On October 12, 1976, a troupe of performers died in a plane crash on a flight home.

Thangal cut off communication with his family in Kollam district after he narrowly escaped the Indian Airlines plane crash in Mumbai on October 12, 1976, which killed 95 people.

However, racked by grief and shame, Thangal did not contact his family, even when he returned to India. “I didn’t get in touch with the family because I felt like a failure,” he told international media. “I was meant to make my fortune in the Gulf and didn’t.”

“Then I kept thinking I would make something of myself in Bombay and then contact everyone. But that didn’t happen either. In this way, 45 years passed.”

Two years ago a friend found him destitute, penniless and so ill that he could barely walk. He took him to a shelter but he did not mention his family until a few weeks ago. Inquiries were made at the mosque in Kottayam and the imam knew the family.

The founder of Social and Evangelical Association for Love (SEAL) Ashram, Pastor K M Philip, who gave shelter to the man, said: “Thangal used to organize Indian cultural programs at Dubai and Abu Dhabi in the 70s. In October 1976, South Indian actress Rani Chandra and others had gone to UAE for one such event.”

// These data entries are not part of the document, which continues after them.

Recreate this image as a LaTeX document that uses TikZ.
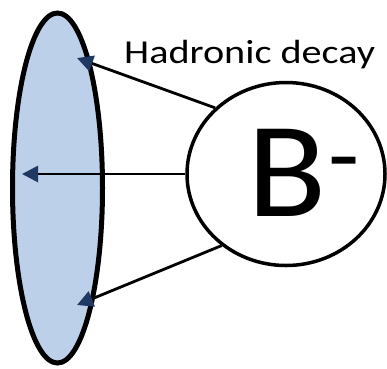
\documentclass[tikz,border=0pt]{standalone}
\usepackage{fontspec}
\setmainfont{Carlito}
\usetikzlibrary{shapes.geometric,arrows.meta}
\definecolor{detfill}{RGB}{189,208,233}
\definecolor{tipnavy}{RGB}{31,56,100}
\tikzset{
  detector/.style={ellipse,draw=black,line width=5pt,fill=detfill,minimum width=90pt,minimum height=350pt,inner sep=0pt},
  meson/.style={ellipse,draw=black,line width=3.5pt,fill=white,minimum width=198pt,minimum height=183pt,inner sep=0pt},
  track/.style={draw=black,line width=2.8pt,-{Triangle[color=tipnavy,length=16pt,width=16pt]}}
}
\begin{document}
\begin{tikzpicture}[x=1pt,y=-1pt]
\useasboundingbox (0,0) rectangle (387,368);
\node[detector] (det) at (57.5,188) {};
\node[meson] (B) at (286,174) {};
\node[font=\fontsize{136}{136}\selectfont,inner sep=0pt,anchor=base west,xscale=1.07] (Blabel) at (247,216.7) {B\kern2pt\raisebox{29pt}{\fontsize{95}{95}\selectfont -}};
\node[font=\fontsize{33.5}{33.5}\selectfont,inner sep=0pt,anchor=base west,xscale=1.2] (lab) at (124,63) {Hadronic decay};
\coordinate (t1) at (77,58);
\coordinate (t2) at (22,174);
\coordinate (t3) at (77,305);
\draw[track] (B.137.5) -- (t1);
\draw[track] (B.180) -- (t2);
\draw[track] (B.-132) -- (t3);
\end{tikzpicture}
\end{document}
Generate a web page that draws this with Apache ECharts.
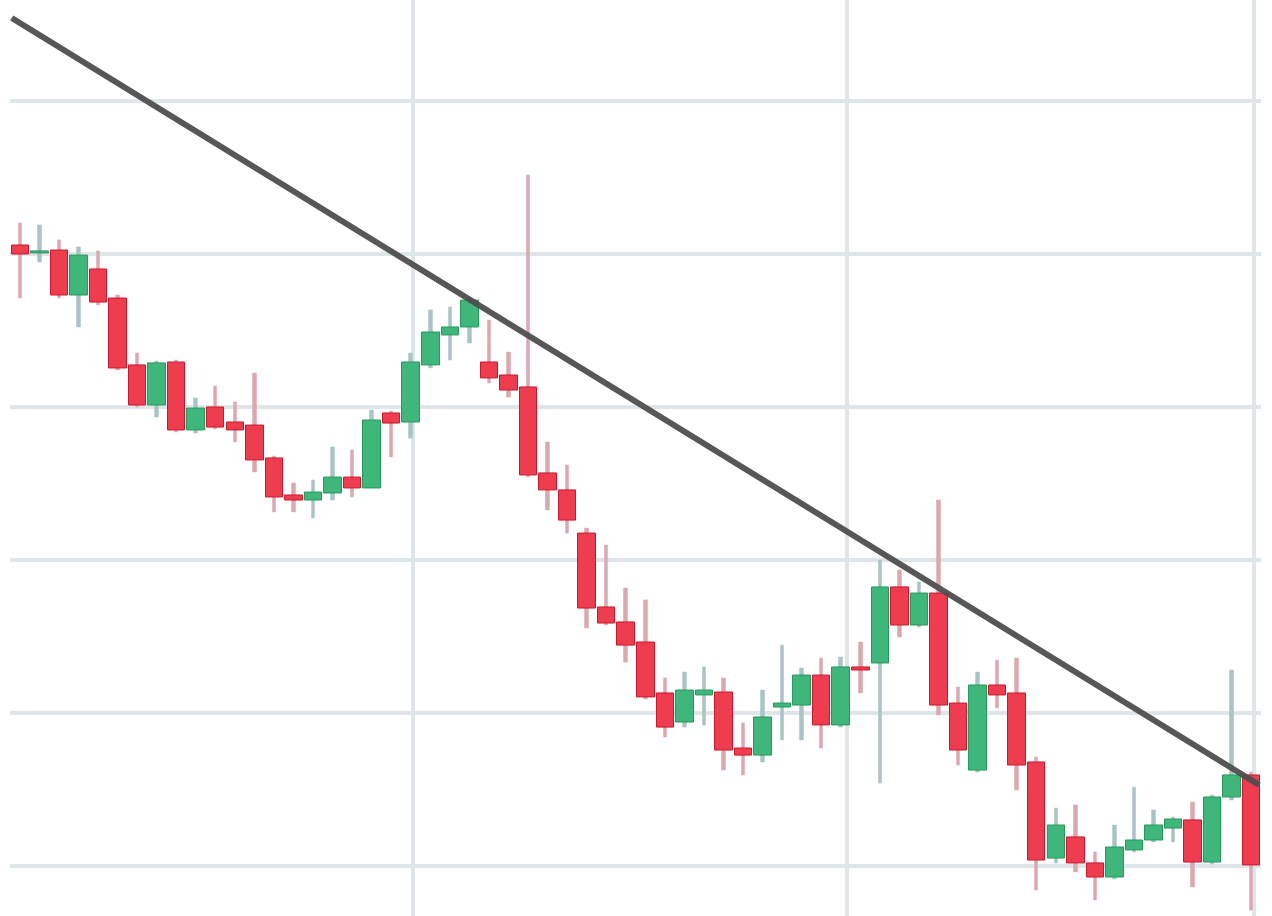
<!DOCTYPE html>
<html>
<head>
<meta charset="utf-8">
<script src="https://cdn.jsdelivr.net/npm/echarts@6/dist/echarts.min.js"></script>
<style>html,body{margin:0;padding:0;background:#fff;}#c{width:1272px;height:916px;}</style>
</head>
<body>
<div id="c"></div>
<script>
const categories = ["1","2","3","4","5","6","7","8","9","10","11","12","13","14","15","16","17","18","19","20","21","22","23","24","25","26","27","28","29","30","31","32","33","34","35","36","37","38","39","40","41","42","43","44","45","46","47","48","49","50","51","52","53","54","55","56","57","58","59","60","61","62","63","64"];
const opens  = [50.59,50.07,50.26,47.32,49.02,47.12,42.75,40.13,42.94,38.50,40.00,39.02,38.82,36.67,34.25,33.92,34.38,35.42,34.71,39.61,39.02,42.75,44.71,45.23,42.94,42.09,41.31,35.69,34.58,31.76,26.93,25.95,24.64,21.31,19.41,21.18,21.37,17.71,17.25,20.39,20.52,22.48,19.22,23.01,23.27,28.24,25.75,27.84,20.65,16.27,21.83,21.31,16.80,10.52,11.90,10.20,9.28,11.05,11.70,12.48,13.01,10.26,14.51,15.95];
const closes = [50.00,50.20,47.32,49.93,46.86,42.55,40.13,42.88,38.50,39.93,38.69,38.50,36.54,34.12,33.92,34.44,35.42,34.71,39.15,38.95,42.94,44.90,45.23,46.99,41.90,41.11,35.56,34.58,32.61,26.86,25.88,24.44,21.05,19.08,21.50,21.50,17.58,17.25,19.74,20.65,22.48,19.22,23.01,22.81,28.24,25.75,27.84,20.52,17.58,21.83,21.18,16.60,10.39,12.68,10.20,9.28,11.24,11.70,12.68,13.07,10.26,14.51,15.95,10.07];
const lows   = [47.12,49.48,47.12,45.23,46.67,42.42,40.00,39.35,38.37,38.30,38.56,37.71,35.75,33.14,33.14,32.75,33.92,34.12,34.71,36.73,37.97,42.55,43.07,44.18,41.57,40.65,35.42,33.27,31.76,25.56,25.75,23.33,20.92,18.43,19.08,19.22,16.27,15.95,16.80,18.24,18.24,17.71,19.08,21.31,15.42,24.97,25.62,19.87,16.60,16.14,20.33,14.97,8.43,10.20,9.61,7.78,9.15,10.92,11.57,11.57,8.63,10.13,14.31,7.12];
const highs  = [52.03,51.90,50.92,50.46,50.20,47.32,43.53,43.00,43.07,40.59,41.37,40.33,42.22,36.80,35.03,35.23,37.39,37.19,39.80,39.74,43.53,46.34,46.54,47.12,45.69,43.59,55.16,37.71,36.21,32.09,30.98,28.17,27.39,22.29,22.68,23.01,22.29,19.35,21.50,24.44,22.94,23.59,23.66,24.64,30.00,29.35,28.56,33.92,21.70,22.68,23.46,23.59,17.12,13.79,13.99,10.92,12.68,15.16,13.66,13.20,14.18,14.64,22.81,16.14];
const priceLevels = [10, 20, 30, 40, 50, 60];
const timeMarks = [20.1, 42.3, 63.15];
const trendX = [-0.41, 63.41];
const trendY = [65.42, 15.29];

// wick drawn as a thin candle spanning low..high, direction kept from open/close
const wickData = categories.map((c, i) => closes[i] >= opens[i]
  ? [lows[i], highs[i], lows[i], highs[i]]
  : [highs[i], lows[i], lows[i], highs[i]]);
const bodyData = categories.map((c, i) => [opens[i], closes[i], Math.min(opens[i], closes[i]), Math.max(opens[i], closes[i])]);
const trendData = trendX.map((x, i) => [x, trendY[i]]);

const gridColor = '#dfe6ea';
const chart = echarts.init(document.getElementById('c'), null, {renderer: 'canvas'});
chart.setOption({
  animation: false,
  backgroundColor: '#ffffff',
  grid: {left: 10, right: 11, top: 0, bottom: 0, containLabel: false},
  xAxis: [
    {type: 'category', data: categories, boundaryGap: true,
     axisLine: {show: false}, axisTick: {show: false}, axisLabel: {show: false}, splitLine: {show: false}},
    {type: 'value', min: -0.5, max: 63.5, show: false, splitLine: {show: false}}
  ],
  yAxis: {type: 'value', min: 6.732, max: 66.601, scale: true,
    axisLine: {show: false}, axisTick: {show: false}, axisLabel: {show: false},
    splitLine: {show: false}},
  series: [
    {type: 'candlestick', name: 'wick', data: wickData, barWidth: 4, z: 2,
     itemStyle: {color: '#aac3c5', color0: '#dca8b0', borderColor: '#aac3c5', borderColor0: '#dca8b0', borderWidth: 0.5}},
    {type: 'candlestick', name: 'body', data: bodyData, barWidth: 18, z: 3,
     itemStyle: {color: '#3fb77b', color0: '#ef3d50', borderColor: '#25985d', borderColor0: '#c8172e', borderWidth: 1}},
    {type: 'line', name: 'trend', xAxisIndex: 1, data: trendData, symbol: 'none', clip: false, z: 5,
     lineStyle: {color: '#4e4e4e', width: 6, opacity: 0.95},
     markLine: {z: 1, silent: true, symbol: 'none', label: {show: false},
       lineStyle: {type: 'solid', color: gridColor, width: 4},
       data: timeMarks.map(v => ({xAxis: v})).concat(priceLevels.map(v => ({yAxis: v})))}}
  ]
});
</script>
</body>
</html>
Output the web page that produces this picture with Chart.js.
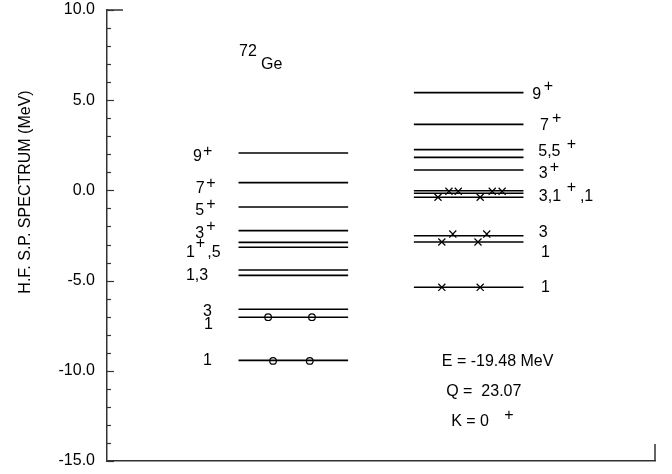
<!DOCTYPE html>
<html>
<head>
<meta charset="utf-8">
<script src="https://cdn.jsdelivr.net/npm/chart.js@4/dist/chart.umd.min.js"></script>
<style>
  html, body { margin: 0; padding: 0; background: #fff; }
  #wrap { width: 672px; height: 474px; }
</style>
</head>
<body>
<div id="wrap"><canvas id="spec"></canvas></div>
<script>
// level energies (MeV) for the two columns
const levelsLeft  = [2.07, 0.43, -0.92, -2.23, -2.88, -3.15, -4.41, -4.71, -6.59, -7.03, -9.42];
const levelsRight = [5.42, 3.66, 2.26, 1.83, 1.13, -0.02, -0.16, -0.38, -2.51, -2.86, -5.37];
const spanLeft  = [2.4, 4.4];
const spanRight = [5.6, 7.6];

// occupied orbitals (o = left, x = right)
const circleX = [2.94, 3.74, 3.03, 3.70];
const circleY = [-7.03, -7.03, -9.45, -9.45];
const crossX = [6.04, 6.24, 6.41, 6.81, 7.03, 7.21, 6.11, 6.31, 6.77, 6.93, 6.11, 6.81];
const crossY = [-0.38, -0.05, -0.05, -0.38, -0.05, -0.05, -2.86, -2.42, -2.86, -2.42, -5.37, -5.37];

// y axis
const yMajor = [-15, -10, -5, 0, 5, 10];
const yTickLabels = ['-15.0', '-10.0', '-5.0', '0.0', '5.0', '10.0'];
const yTitle = 'H.F. S.P. SPECTRUM (MeV)';

// text pieces placed in data units [text, x, y]
const notes = [
  ['9', 1.57, 1.85], ['+', 1.75, 2.13],
  ['7', 1.62, 0.08], ['+', 1.81, 0.35],
  ['5', 1.61, -1.14], ['+', 1.81, -0.81],
  ['3', 1.61, -2.42], ['+', 1.81, -2.03],
  ['1', 1.44, -3.47], ['+', 1.62, -2.97], [',5', 1.83, -3.47],
  ['1,3', 1.44, -4.75],
  ['3', 1.75, -6.74], ['1', 1.77, -7.46],
  ['1', 1.75, -9.46],
  ['9', 7.76, 5.29], ['+', 7.97, 5.74],
  ['7', 7.90, 3.57], ['+', 8.12, 3.96],
  ['5,5', 7.87, 2.13], ['+', 8.39, 2.52],
  ['3', 7.88, 0.91], ['+', 8.08, 1.24],
  ['3,1', 7.88, -0.37], ['+', 8.39, 0.13], [',1', 8.63, -0.37],
  ['3', 7.88, -2.36], ['1', 7.92, -3.42], ['1', 7.92, -5.41],
  ['E = -19.48 MeV', 6.11, -9.51],
  ['Q =  23.07', 6.19, -11.18],
  ['K = 0', 6.28, -12.84], ['+', 7.25, -12.46],
  ['72', 2.41, 7.67], ['Ge', 2.81, 7.00]
];

const FONT = '16px "Liberation Sans", Arial, sans-serif';

const levelSet = (y, span) => ({
  data: [{ x: span[0], y: y }, { x: span[1], y: y }],
  showLine: true,
  borderColor: '#000',
  borderWidth: 1.6,
  pointRadius: 0
});

const datasets = [];
levelsLeft.forEach(v => datasets.push(levelSet(v, spanLeft)));
levelsRight.forEach(v => datasets.push(levelSet(v, spanRight)));
datasets.push({
  data: circleX.map((x, i) => ({ x: x, y: circleY[i] })),
  pointStyle: 'circle', pointRadius: 3.3, borderWidth: 1.2,
  borderColor: '#000', backgroundColor: '#fff'
});
datasets.push({
  data: crossX.map((x, i) => ({ x: x, y: crossY[i] })),
  pointStyle: 'crossRot', pointRadius: 5, borderWidth: 1.2,
  borderColor: '#000'
});

// inward ticks, frame stubs, axis title and text notes
const decor = {
  id: 'decor',
  afterDraw(chart) {
    const { ctx, chartArea: a, scales: { x, y } } = chart;
    ctx.save();
    ctx.strokeStyle = '#333';
    ctx.lineWidth = 1.2;
    y.ticks.forEach(t => {
      const py = Math.round(y.getPixelForValue(t.value)) + 0.5;
      const len = yMajor.includes(t.value) ? 7 : 4;
      ctx.beginPath();
      ctx.moveTo(a.left, py);
      ctx.lineTo(a.left + len, py);
      ctx.stroke();
    });
    ctx.lineWidth = 1.5;
    ctx.beginPath();
    ctx.moveTo(a.left, a.top);
    ctx.lineTo(a.left + 16, a.top);
    ctx.moveTo(a.right, a.bottom);
    ctx.lineTo(a.right, a.bottom - 17);
    ctx.stroke();

    ctx.fillStyle = '#000';
    ctx.font = FONT;
    ctx.textBaseline = 'middle';
    ctx.textAlign = 'left';
    notes.forEach(n => {
      ctx.fillText(n[0], x.getPixelForValue(n[1]), y.getPixelForValue(n[2]));
    });

    ctx.translate(26, 192);
    ctx.rotate(-Math.PI / 2);
    ctx.textAlign = 'center';
    ctx.fillText(yTitle, 0, 0);
    ctx.restore();
  }
};

new Chart(document.getElementById('spec'), {
  type: 'scatter',
  data: { datasets: datasets },
  options: {
    responsive: true,
    maintainAspectRatio: false,
    animation: false,
    events: [],
    layout: { padding: { top: 10, right: 17, left: 0, bottom: 0 } },
    plugins: { legend: { display: false }, tooltip: { enabled: false } },
    scales: {
      x: {
        type: 'linear', min: 0, max: 10,
        ticks: { display: false },
        grid: { display: false, drawTicks: false },
        border: { display: true, color: '#333', width: 1.5 },
        afterFit: s => { s.height = 13; }
      },
      y: {
        type: 'linear', min: -15, max: 10,
        ticks: {
          stepSize: 1, autoSkip: false, padding: 12, color: '#000',
          font: { family: '"Liberation Sans", Arial, sans-serif', size: 16 },
          callback: v => {
            const i = yMajor.indexOf(v);
            return i >= 0 ? yTickLabels[i] : '';
          }
        },
        grid: { display: false, drawTicks: false },
        border: { display: true, color: '#333', width: 1.5 },
        afterFit: s => { s.width = 107; s.paddingTop = 0; s.paddingBottom = 0; }
      }
    }
  },
  plugins: [decor]
});
</script>
</body>
</html>
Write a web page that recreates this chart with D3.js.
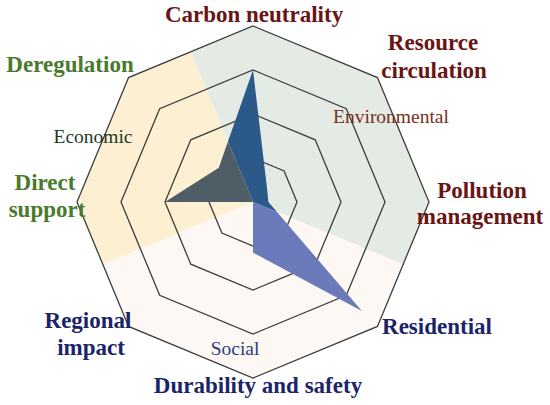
<!DOCTYPE html>
<meta charset="utf-8">
<style>
  body { margin: 0; background: #fff; }
  svg { display: block; }
  .grid path { fill: none; stroke: #3d3d3d; stroke-width: 1.3px; }
  text { font-family: "Liberation Serif", "Times New Roman", serif; }
  .axis-label { font-weight: bold; font-size: 23px; }
  .group-label { font-size: 19.5px; }
</style>
<body>
<svg width="550" height="405"></svg>
<script src="https://cdn.jsdelivr.net/npm/d3@7"></script>
<script>
  // axes clockwise from the top
  var axes = ["Carbon neutrality", "Resource circulation", "Pollution management", "Residential",
    "Durability and safety", "Regional impact", "Direct support", "Deregulation"];
  var scores = [3, 0.45, 0.35, 3.5, 1.15, 0, 2, 1.1];
  var levels = [1, 2, 3, 4];

  var groups = ["Environmental", "Social", "Economic"];
  var groupAxes = [[0, 1, 2], [3, 4, 5], [6, 7]];

  var svg = d3.select("svg"),
    cx = 253, cy = 202;

  var n = axes.length,
    step = 2 * Math.PI / n;
  var r = d3.scaleLinear().domain([0, 4]).range([0, 176]);

  var bgColor = { Environmental: "#e3ebe4", Social: "#fdf8f3", Economic: "#fdefd2" };
  var shapeColor = { Environmental: "#2b5988", Social: "#6a7abb", Economic: "#4f5d67" };
  var textColor = { Environmental: "#6a1414", Social: "#1b2468", Economic: "#4a7a2e" };
  var subColor = { Environmental: "#7a3020", Social: "#2e4080", Economic: "#1f3a1f" };

  var ring = d3.lineRadial()
    .angle(function(d, i) { return i * step; })
    .radius(function(d) { return r(d); })
    .curve(d3.curveLinearClosed);

  var g = svg.append("g").attr("transform", "translate(" + cx + "," + cy + ")");
  var defs = svg.append("defs");

  defs.append("clipPath").attr("id", "outer")
    .append("path").attr("d", ring(axes.map(function() { return 4; })));

  var sector = d3.arc().innerRadius(0).outerRadius(400);
  groups.forEach(function(name, k) {
    var idx = groupAxes[k];
    defs.append("clipPath").attr("id", "sec" + k)
      .append("path")
      .attr("transform", "translate(" + cx + "," + cy + ")")
      .attr("d", sector({ startAngle: (idx[0] - 0.5) * step, endAngle: (idx[idx.length - 1] + 0.5) * step }));
  });

  // sector backgrounds inside the outer octagon
  var bg = g.append("g").attr("clip-path", "url(#outer)");
  groups.forEach(function(name, k) {
    var idx = groupAxes[k];
    bg.append("path")
      .attr("d", sector({ startAngle: (idx[0] - 0.5) * step, endAngle: (idx[idx.length - 1] + 0.5) * step }))
      .attr("fill", bgColor[name]);
  });

  // score shape, coloured by sector
  groups.forEach(function(name, k) {
    svg.append("g").attr("clip-path", "url(#sec" + k + ")")
      .append("path")
      .attr("transform", "translate(" + cx + "," + cy + ")")
      .attr("d", ring(scores))
      .attr("fill", shapeColor[name]);
  });

  // rings
  g.append("g").attr("class", "grid")
    .selectAll("path")
    .data(levels)
    .enter().append("path")
    .attr("d", function(l) { return ring(axes.map(function() { return l; })); });

  // axis labels: [x, baseline y] of each line
  var labelPos = [
    [[254, 22]],
    [[433, 50], [434, 78]],
    [[482, 198], [480, 224]],
    [[437, 334]],
    [[258, 393]],
    [[88, 328], [91, 355]],
    [[45, 190], [47, 217]],
    [[70, 72]]
  ];
  var lines = [
    ["Carbon neutrality"], ["Resource", "circulation"], ["Pollution", "management"], ["Residential"],
    ["Durability and safety"], ["Regional", "impact"], ["Direct", "support"], ["Deregulation"]
  ];

  function groupOf(i) {
    for (var k = 0; k < groups.length; k++) if (groupAxes[k].indexOf(i) >= 0) return groups[k];
  }

  axes.forEach(function(a, i) {
    lines[i].forEach(function(t, j) {
      svg.append("text")
        .attr("class", "axis-label")
        .attr("x", labelPos[i][j][0])
        .attr("y", labelPos[i][j][1])
        .attr("text-anchor", "middle")
        .attr("fill", textColor[groupOf(i)])
        .text(t);
    });
  });

  var groupPos = { Environmental: [391, 123], Economic: [93, 143], Social: [235, 355] };
  groups.forEach(function(name) {
    svg.append("text")
      .attr("class", "group-label")
      .attr("x", groupPos[name][0])
      .attr("y", groupPos[name][1])
      .attr("text-anchor", "middle")
      .attr("fill", subColor[name])
      .text(name);
  });
</script>
</body>
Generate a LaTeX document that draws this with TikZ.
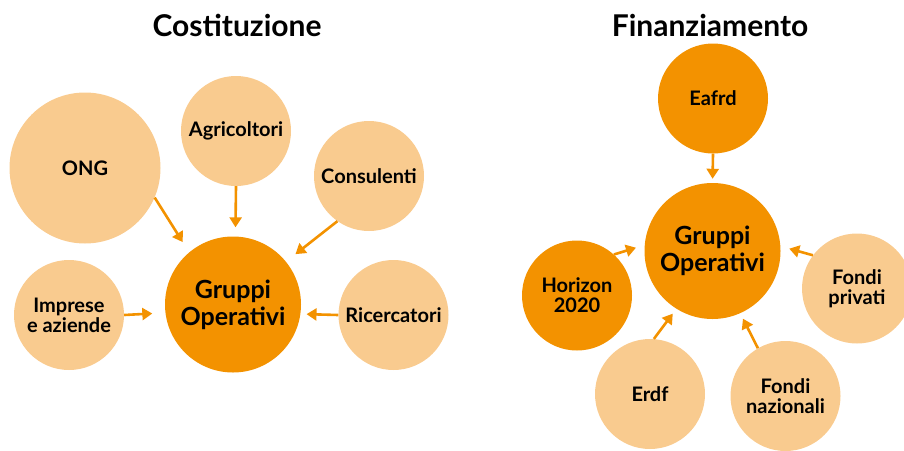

“While flying back from Abu Dhabi to Madras, via Bombay, Thangal decided not to go with the troupe, and escaped the crash, while all of the troupe, including Chandra, died.”

Philip added that Thangal suffered from post-traumatic stress and related psychological issues after the crash, in which his friend also died. He started doing odd jobs in Mumbai, like filling visa and passport forms for others and worked in the catering line to survive in the city.

“In 2019, he was admitted to our shelter as a very frail old, sick man. But he slowly recovered and started narrating the story of his life . On getting his address in Kollam, we were surprised to know that his 91-year-old mother Fathima Beevi is there along with his younger brothers and sisters,” added Philip.

Talking to social activists over the phone in Malayalam, his mother broke down and said, “All these years we were hoping against hope that he is alive. His father Yunus Kunju, who died in 2012, helped several people in Kerala; so we were praying that his good deeds will help us find our lost son.”

Thangal has three younger brothers and four sisters; his family had earlier checked if his name was in the list of the crash victims. When they could not find it, they hoped someday Thangal will contact them.

At the SEAL shelter, Thangal said, “I first moved to UAE from my village in 1971. I worked as a storekeeper and did few other jobs. I later started organizing Indian cultural events. After the crash I got a big shock. I was afraid there may be an inquiry against me as I had survived. I did not earn much money in UAE, so I did not want to go back to my family in such a sorry state.”

Pastor Philip said, “Since there are so many missing persons in India, we at SEAL are working on a project on how to help them reunite with their families. Had Thangal not been cared for when he became ill, he may have gone away without his family knowing it.”